## WORK INSTRUCTIONS
Work out how many lines of the listing hold the string "React". Answer with that number alone.

***

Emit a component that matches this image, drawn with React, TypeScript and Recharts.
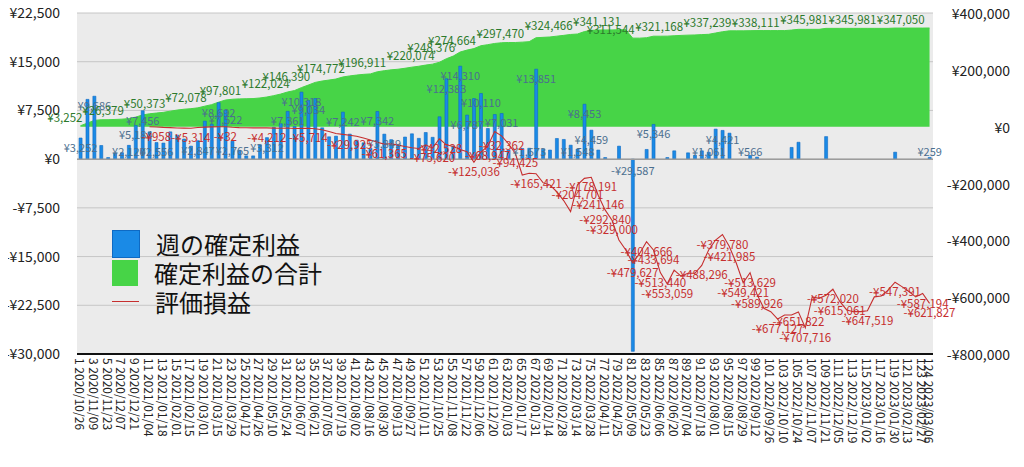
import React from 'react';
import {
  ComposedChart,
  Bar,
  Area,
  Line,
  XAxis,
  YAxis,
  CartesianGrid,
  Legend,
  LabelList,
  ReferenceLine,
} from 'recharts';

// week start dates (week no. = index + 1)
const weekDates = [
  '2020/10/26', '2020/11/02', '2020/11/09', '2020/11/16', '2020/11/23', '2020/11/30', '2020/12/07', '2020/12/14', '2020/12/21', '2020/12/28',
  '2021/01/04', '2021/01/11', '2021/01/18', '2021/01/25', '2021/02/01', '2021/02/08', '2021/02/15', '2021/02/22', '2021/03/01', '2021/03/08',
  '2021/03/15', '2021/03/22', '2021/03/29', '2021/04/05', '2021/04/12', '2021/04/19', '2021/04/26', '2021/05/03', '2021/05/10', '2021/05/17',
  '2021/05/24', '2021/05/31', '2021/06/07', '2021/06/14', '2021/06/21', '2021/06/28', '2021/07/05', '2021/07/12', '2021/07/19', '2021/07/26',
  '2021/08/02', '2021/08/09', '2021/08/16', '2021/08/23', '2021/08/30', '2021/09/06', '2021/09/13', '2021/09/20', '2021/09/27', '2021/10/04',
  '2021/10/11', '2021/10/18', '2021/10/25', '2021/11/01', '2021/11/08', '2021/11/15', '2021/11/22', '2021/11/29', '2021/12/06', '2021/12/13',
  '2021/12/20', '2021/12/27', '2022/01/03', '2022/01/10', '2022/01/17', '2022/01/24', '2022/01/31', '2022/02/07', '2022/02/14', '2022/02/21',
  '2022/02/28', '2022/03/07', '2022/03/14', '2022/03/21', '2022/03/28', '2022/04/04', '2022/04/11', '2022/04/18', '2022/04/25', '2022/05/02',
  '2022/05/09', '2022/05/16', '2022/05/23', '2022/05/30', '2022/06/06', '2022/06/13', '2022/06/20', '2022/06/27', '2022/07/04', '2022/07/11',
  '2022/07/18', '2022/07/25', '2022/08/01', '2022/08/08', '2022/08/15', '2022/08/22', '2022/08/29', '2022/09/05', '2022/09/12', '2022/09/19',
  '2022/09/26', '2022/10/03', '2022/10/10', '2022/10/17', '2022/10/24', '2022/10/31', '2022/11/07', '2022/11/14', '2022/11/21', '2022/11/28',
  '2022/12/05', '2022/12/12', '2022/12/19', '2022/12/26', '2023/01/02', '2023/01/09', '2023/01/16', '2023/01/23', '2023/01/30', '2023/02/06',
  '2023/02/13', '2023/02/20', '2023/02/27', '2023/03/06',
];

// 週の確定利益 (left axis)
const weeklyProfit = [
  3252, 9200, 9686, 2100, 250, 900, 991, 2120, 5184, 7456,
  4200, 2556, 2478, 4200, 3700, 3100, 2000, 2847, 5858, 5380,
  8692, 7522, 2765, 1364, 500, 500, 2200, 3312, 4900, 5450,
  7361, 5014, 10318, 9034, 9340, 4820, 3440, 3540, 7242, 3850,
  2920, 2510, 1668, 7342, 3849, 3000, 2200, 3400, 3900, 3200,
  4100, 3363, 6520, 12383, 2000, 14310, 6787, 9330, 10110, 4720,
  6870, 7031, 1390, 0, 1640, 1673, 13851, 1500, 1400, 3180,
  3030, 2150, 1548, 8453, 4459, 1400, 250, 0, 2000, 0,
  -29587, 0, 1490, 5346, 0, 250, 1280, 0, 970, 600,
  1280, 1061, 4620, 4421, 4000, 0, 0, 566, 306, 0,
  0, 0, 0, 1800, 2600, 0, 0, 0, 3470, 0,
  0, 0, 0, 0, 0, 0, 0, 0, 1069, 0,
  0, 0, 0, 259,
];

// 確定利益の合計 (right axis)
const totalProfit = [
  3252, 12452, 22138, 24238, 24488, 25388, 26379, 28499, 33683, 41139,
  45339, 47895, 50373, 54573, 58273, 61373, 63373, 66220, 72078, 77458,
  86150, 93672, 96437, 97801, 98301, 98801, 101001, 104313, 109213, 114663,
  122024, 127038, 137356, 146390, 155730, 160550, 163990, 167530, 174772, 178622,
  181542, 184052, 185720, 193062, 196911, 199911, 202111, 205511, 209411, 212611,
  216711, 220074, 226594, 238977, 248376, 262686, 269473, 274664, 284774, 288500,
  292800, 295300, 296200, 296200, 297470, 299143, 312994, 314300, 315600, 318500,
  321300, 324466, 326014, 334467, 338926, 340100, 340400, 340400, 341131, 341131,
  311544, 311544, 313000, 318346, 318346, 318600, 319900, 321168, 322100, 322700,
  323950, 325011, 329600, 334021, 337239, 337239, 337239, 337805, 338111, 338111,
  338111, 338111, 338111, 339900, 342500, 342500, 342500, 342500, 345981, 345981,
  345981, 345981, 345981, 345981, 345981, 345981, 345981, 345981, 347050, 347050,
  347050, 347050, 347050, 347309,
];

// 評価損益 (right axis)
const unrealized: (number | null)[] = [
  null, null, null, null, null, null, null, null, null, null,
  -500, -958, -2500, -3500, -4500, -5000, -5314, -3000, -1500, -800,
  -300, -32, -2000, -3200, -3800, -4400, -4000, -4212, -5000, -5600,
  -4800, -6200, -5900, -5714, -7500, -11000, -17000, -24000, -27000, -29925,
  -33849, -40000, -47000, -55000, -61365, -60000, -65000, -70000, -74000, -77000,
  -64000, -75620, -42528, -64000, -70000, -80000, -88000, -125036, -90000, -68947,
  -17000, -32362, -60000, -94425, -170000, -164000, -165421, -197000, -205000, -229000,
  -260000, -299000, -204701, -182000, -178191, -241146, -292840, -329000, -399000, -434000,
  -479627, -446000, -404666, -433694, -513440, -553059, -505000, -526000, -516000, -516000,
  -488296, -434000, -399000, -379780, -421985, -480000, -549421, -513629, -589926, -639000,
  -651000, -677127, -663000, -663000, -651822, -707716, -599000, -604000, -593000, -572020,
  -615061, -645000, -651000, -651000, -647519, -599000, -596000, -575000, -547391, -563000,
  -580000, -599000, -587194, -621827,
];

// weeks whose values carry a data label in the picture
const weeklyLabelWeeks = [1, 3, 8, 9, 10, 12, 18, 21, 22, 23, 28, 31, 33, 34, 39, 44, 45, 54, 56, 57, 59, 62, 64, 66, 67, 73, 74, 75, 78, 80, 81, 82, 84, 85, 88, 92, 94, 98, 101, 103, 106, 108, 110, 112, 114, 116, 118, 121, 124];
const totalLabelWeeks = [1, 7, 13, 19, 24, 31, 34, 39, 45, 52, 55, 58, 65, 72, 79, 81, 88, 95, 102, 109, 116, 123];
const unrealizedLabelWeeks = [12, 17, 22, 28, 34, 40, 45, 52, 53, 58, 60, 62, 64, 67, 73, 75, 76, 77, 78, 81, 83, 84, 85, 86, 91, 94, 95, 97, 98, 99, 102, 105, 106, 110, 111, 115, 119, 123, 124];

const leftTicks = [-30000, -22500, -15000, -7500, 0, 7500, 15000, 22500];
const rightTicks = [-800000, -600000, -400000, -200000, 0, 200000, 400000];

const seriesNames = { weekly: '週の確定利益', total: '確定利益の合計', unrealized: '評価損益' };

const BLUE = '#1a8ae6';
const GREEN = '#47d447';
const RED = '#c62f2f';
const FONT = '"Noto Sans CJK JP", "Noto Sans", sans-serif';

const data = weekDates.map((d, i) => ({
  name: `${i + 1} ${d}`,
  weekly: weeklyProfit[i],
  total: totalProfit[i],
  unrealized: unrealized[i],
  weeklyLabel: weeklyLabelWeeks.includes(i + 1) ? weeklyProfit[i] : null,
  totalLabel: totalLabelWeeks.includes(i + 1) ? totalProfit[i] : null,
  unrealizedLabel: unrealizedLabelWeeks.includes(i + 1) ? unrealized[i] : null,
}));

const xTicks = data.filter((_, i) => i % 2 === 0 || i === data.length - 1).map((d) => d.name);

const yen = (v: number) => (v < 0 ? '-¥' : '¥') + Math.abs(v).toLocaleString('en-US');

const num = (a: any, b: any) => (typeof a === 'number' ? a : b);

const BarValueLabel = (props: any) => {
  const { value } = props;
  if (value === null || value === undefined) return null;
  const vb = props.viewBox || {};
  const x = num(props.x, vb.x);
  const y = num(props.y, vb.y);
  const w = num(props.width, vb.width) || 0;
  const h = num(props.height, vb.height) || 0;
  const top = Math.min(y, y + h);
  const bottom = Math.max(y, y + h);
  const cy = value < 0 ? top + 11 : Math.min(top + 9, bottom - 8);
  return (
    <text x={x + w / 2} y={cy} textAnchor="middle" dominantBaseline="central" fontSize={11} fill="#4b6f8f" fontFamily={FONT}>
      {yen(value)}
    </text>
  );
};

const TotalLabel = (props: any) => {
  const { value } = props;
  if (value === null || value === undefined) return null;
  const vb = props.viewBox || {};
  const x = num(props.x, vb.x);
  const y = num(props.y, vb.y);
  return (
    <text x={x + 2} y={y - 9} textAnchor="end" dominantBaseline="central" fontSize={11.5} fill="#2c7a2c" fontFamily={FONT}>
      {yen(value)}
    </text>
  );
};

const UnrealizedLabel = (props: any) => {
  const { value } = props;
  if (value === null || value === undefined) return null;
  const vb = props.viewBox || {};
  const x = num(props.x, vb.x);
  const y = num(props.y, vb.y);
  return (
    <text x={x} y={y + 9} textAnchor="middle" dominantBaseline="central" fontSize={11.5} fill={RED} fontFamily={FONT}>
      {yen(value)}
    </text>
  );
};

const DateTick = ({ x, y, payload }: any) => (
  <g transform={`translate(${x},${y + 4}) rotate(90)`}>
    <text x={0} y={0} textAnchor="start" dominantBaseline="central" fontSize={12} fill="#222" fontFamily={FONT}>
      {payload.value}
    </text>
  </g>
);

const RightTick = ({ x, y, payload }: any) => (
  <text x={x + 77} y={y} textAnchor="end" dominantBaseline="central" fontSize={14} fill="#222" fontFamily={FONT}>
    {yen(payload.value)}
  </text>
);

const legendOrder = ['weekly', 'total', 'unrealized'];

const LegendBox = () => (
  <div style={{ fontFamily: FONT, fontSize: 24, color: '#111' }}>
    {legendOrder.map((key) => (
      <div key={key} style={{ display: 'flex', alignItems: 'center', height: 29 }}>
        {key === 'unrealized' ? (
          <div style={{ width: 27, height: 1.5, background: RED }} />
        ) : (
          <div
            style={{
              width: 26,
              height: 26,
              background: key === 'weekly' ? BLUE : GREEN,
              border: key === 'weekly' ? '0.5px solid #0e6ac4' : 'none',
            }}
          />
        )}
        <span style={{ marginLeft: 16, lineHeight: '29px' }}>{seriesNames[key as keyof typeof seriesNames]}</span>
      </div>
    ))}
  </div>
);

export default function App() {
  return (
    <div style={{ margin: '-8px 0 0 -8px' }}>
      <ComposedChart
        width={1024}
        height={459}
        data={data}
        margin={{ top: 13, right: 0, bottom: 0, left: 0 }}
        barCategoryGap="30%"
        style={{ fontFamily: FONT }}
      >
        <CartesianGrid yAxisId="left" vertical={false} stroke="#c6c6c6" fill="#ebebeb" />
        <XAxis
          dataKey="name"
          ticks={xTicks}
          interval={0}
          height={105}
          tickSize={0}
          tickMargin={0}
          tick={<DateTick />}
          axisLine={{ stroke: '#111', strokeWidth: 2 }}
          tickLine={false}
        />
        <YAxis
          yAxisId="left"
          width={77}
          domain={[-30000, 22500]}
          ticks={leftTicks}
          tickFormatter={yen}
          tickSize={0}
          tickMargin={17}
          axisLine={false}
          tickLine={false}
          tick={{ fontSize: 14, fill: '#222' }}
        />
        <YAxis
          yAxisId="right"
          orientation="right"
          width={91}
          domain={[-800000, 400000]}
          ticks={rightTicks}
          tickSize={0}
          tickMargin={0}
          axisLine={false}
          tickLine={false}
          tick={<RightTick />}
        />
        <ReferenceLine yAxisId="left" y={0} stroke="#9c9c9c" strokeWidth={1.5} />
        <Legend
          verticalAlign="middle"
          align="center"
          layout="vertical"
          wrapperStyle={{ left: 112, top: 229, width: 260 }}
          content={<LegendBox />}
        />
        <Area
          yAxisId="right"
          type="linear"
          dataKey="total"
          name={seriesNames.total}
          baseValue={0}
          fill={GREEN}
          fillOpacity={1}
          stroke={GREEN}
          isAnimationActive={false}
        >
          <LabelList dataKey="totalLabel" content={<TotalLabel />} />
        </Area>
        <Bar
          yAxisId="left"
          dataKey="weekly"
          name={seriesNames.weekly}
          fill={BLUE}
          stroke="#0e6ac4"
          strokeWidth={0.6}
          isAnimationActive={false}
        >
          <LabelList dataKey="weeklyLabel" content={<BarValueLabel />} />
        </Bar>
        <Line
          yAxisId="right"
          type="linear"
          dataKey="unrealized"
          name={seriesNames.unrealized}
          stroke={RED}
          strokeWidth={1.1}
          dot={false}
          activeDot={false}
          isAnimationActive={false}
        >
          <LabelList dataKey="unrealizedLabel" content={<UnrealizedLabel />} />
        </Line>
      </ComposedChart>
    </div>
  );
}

***

## OUTPUT OF THE TASK
2